**EXERCISE AIM:** Reproduce exactly, with no pictures, each line from the opening of the material down through the line containing "(endot) at (298,160)".
-- begin RAW DATA --
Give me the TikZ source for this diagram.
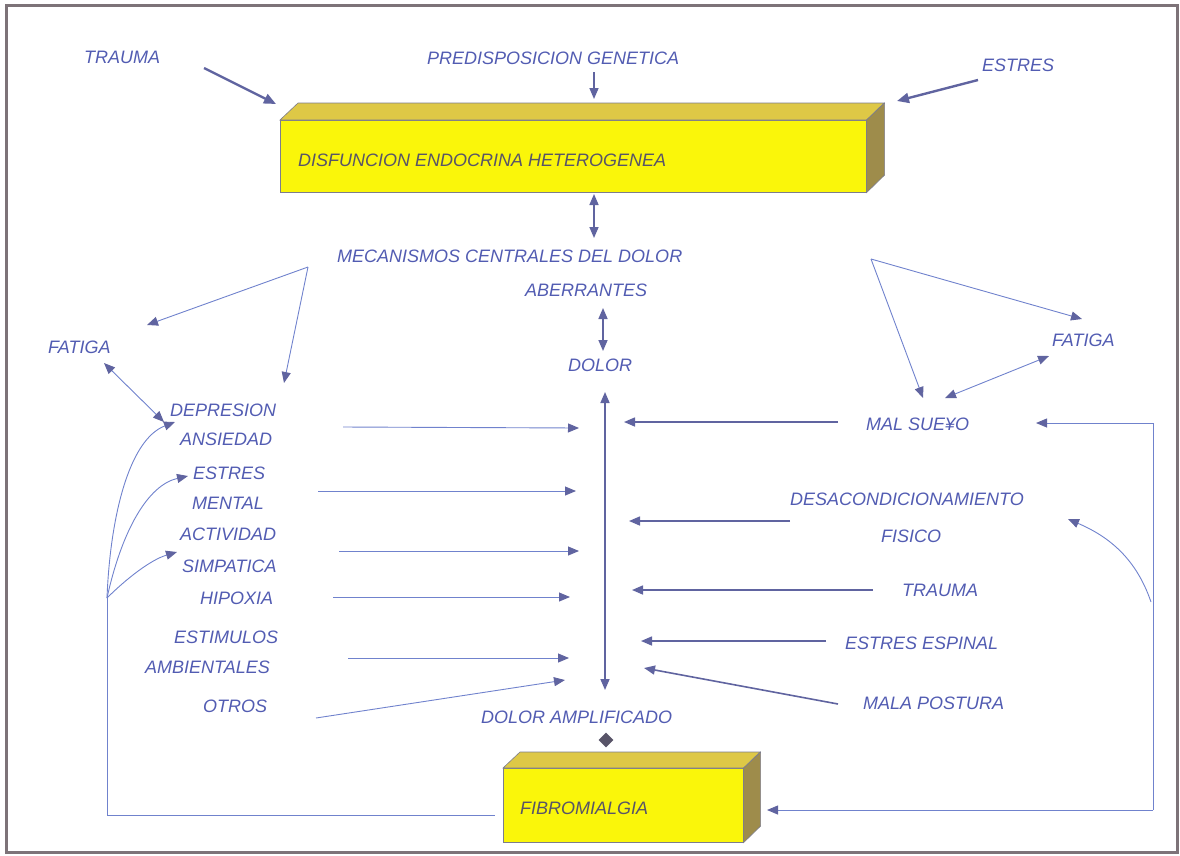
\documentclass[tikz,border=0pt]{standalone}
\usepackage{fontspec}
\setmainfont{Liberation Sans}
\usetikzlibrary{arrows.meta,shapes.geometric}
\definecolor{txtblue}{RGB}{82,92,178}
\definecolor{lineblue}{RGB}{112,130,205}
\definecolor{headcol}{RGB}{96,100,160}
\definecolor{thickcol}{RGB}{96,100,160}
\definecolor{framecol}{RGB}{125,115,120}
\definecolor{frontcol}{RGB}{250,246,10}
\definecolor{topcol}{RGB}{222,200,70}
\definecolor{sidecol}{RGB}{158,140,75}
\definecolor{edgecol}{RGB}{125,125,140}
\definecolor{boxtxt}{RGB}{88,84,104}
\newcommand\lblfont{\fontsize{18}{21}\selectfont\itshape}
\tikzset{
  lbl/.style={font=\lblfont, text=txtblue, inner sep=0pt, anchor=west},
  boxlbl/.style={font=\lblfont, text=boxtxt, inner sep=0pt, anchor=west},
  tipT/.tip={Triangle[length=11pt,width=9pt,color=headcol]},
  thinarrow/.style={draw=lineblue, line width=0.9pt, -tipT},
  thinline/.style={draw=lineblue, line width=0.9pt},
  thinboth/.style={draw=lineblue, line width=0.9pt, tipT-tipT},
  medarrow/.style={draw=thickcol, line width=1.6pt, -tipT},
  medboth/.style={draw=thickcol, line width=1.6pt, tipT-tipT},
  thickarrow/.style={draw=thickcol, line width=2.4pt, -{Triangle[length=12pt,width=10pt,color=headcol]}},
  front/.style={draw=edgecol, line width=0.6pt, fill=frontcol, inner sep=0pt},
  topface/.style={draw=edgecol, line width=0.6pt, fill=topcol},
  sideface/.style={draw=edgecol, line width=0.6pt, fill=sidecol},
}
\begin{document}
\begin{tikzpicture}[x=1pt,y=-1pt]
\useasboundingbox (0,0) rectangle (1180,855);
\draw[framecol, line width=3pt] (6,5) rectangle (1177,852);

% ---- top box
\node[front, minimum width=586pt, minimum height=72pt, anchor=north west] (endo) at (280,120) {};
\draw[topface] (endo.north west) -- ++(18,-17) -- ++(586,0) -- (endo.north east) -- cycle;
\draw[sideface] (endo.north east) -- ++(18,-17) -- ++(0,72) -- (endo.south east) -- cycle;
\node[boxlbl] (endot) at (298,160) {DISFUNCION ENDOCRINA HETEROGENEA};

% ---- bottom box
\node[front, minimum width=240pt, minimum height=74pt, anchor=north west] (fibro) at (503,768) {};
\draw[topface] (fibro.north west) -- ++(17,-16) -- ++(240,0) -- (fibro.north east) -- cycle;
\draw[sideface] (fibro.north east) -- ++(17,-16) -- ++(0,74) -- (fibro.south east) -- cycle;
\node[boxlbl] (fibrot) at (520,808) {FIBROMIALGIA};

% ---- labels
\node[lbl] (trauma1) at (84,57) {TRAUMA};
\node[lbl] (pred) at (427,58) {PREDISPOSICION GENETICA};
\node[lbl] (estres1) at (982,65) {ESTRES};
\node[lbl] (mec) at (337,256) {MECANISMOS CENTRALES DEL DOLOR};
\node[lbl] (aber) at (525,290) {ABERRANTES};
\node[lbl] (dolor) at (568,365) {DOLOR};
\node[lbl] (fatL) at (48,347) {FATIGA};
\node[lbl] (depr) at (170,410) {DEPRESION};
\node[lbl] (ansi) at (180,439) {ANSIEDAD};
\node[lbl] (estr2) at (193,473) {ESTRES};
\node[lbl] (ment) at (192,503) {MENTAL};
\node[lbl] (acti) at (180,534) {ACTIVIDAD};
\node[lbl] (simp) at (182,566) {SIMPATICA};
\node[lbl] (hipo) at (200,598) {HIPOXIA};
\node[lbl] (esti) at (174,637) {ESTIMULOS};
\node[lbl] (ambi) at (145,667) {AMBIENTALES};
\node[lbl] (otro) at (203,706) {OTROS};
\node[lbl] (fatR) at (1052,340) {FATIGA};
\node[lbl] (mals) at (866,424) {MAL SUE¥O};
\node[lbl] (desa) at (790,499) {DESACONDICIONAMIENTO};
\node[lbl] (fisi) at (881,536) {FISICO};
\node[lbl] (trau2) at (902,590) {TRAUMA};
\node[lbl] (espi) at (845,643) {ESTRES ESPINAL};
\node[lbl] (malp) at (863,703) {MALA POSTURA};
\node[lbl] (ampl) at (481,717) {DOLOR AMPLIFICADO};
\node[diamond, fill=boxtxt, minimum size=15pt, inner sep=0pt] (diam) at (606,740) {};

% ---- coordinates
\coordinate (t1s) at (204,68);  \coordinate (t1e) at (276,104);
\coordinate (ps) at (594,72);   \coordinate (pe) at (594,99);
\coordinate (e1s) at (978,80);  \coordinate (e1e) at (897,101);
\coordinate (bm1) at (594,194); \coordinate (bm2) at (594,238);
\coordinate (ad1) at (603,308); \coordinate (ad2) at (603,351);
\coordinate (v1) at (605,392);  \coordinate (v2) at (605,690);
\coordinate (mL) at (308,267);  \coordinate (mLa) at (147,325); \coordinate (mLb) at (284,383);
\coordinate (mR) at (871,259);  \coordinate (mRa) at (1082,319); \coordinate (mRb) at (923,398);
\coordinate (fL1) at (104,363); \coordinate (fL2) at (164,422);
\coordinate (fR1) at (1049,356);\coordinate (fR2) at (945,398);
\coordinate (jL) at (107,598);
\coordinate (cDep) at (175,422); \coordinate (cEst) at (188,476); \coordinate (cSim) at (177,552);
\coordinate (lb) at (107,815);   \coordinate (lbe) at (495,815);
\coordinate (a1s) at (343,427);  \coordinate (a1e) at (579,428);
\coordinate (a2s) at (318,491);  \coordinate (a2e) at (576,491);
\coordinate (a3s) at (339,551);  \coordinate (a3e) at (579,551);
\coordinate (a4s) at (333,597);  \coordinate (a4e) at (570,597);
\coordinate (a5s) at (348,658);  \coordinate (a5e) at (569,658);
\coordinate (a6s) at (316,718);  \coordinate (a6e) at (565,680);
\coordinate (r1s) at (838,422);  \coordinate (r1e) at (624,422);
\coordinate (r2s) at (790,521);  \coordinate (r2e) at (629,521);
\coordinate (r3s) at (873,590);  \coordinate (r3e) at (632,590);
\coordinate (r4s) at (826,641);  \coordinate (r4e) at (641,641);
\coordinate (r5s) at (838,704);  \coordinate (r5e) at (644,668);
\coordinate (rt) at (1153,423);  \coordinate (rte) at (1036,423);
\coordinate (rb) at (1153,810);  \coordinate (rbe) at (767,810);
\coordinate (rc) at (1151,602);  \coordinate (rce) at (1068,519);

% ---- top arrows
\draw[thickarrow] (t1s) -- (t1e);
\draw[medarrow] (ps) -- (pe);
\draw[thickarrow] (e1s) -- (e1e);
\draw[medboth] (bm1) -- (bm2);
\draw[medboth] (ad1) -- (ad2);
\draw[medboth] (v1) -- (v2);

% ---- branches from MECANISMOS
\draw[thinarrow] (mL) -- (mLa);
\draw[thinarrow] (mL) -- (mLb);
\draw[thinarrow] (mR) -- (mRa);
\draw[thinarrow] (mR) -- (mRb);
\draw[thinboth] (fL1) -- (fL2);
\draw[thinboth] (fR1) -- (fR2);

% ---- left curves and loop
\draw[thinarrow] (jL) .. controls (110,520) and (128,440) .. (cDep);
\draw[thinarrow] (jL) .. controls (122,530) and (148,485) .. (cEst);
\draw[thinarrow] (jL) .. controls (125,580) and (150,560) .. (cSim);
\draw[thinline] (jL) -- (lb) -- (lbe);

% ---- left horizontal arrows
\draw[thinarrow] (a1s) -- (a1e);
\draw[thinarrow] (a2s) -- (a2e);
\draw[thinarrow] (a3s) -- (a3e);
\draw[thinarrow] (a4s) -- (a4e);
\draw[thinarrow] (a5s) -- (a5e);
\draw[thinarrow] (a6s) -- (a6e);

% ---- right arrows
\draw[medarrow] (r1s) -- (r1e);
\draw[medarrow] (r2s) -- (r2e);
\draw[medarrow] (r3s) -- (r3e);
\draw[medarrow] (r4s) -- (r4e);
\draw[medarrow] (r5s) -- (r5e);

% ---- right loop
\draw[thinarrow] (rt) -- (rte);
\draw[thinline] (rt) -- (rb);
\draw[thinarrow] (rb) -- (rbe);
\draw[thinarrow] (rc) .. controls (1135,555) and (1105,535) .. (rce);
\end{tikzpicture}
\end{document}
-- end RAW DATA --
**FINISHED EXERCISE:**
Give me the TikZ source for this diagram.
\documentclass[tikz,border=0pt]{standalone}
\usepackage{fontspec}
\setmainfont{Liberation Sans}
\usetikzlibrary{arrows.meta,shapes.geometric}
\definecolor{txtblue}{RGB}{82,92,178}
\definecolor{lineblue}{RGB}{112,130,205}
\definecolor{headcol}{RGB}{96,100,160}
\definecolor{thickcol}{RGB}{96,100,160}
\definecolor{framecol}{RGB}{125,115,120}
\definecolor{frontcol}{RGB}{250,246,10}
\definecolor{topcol}{RGB}{222,200,70}
\definecolor{sidecol}{RGB}{158,140,75}
\definecolor{edgecol}{RGB}{125,125,140}
\definecolor{boxtxt}{RGB}{88,84,104}
\newcommand\lblfont{\fontsize{18}{21}\selectfont\itshape}
\tikzset{
  lbl/.style={font=\lblfont, text=txtblue, inner sep=0pt, anchor=west},
  boxlbl/.style={font=\lblfont, text=boxtxt, inner sep=0pt, anchor=west},
  tipT/.tip={Triangle[length=11pt,width=9pt,color=headcol]},
  thinarrow/.style={draw=lineblue, line width=0.9pt, -tipT},
  thinline/.style={draw=lineblue, line width=0.9pt},
  thinboth/.style={draw=lineblue, line width=0.9pt, tipT-tipT},
  medarrow/.style={draw=thickcol, line width=1.6pt, -tipT},
  medboth/.style={draw=thickcol, line width=1.6pt, tipT-tipT},
  thickarrow/.style={draw=thickcol, line width=2.4pt, -{Triangle[length=12pt,width=10pt,color=headcol]}},
  front/.style={draw=edgecol, line width=0.6pt, fill=frontcol, inner sep=0pt},
  topface/.style={draw=edgecol, line width=0.6pt, fill=topcol},
  sideface/.style={draw=edgecol, line width=0.6pt, fill=sidecol},
}
\begin{document}
\begin{tikzpicture}[x=1pt,y=-1pt]
\useasboundingbox (0,0) rectangle (1180,855);
\draw[framecol, line width=3pt] (6,5) rectangle (1177,852);

% ---- top box
\node[front, minimum width=586pt, minimum height=72pt, anchor=north west] (endo) at (280,120) {};
\draw[topface] (endo.north west) -- ++(18,-17) -- ++(586,0) -- (endo.north east) -- cycle;
\draw[sideface] (endo.north east) -- ++(18,-17) -- ++(0,72) -- (endo.south east) -- cycle;
\node[boxlbl] (endot) at (298,160) {DISFUNCION ENDOCRINA HETEROGENEA};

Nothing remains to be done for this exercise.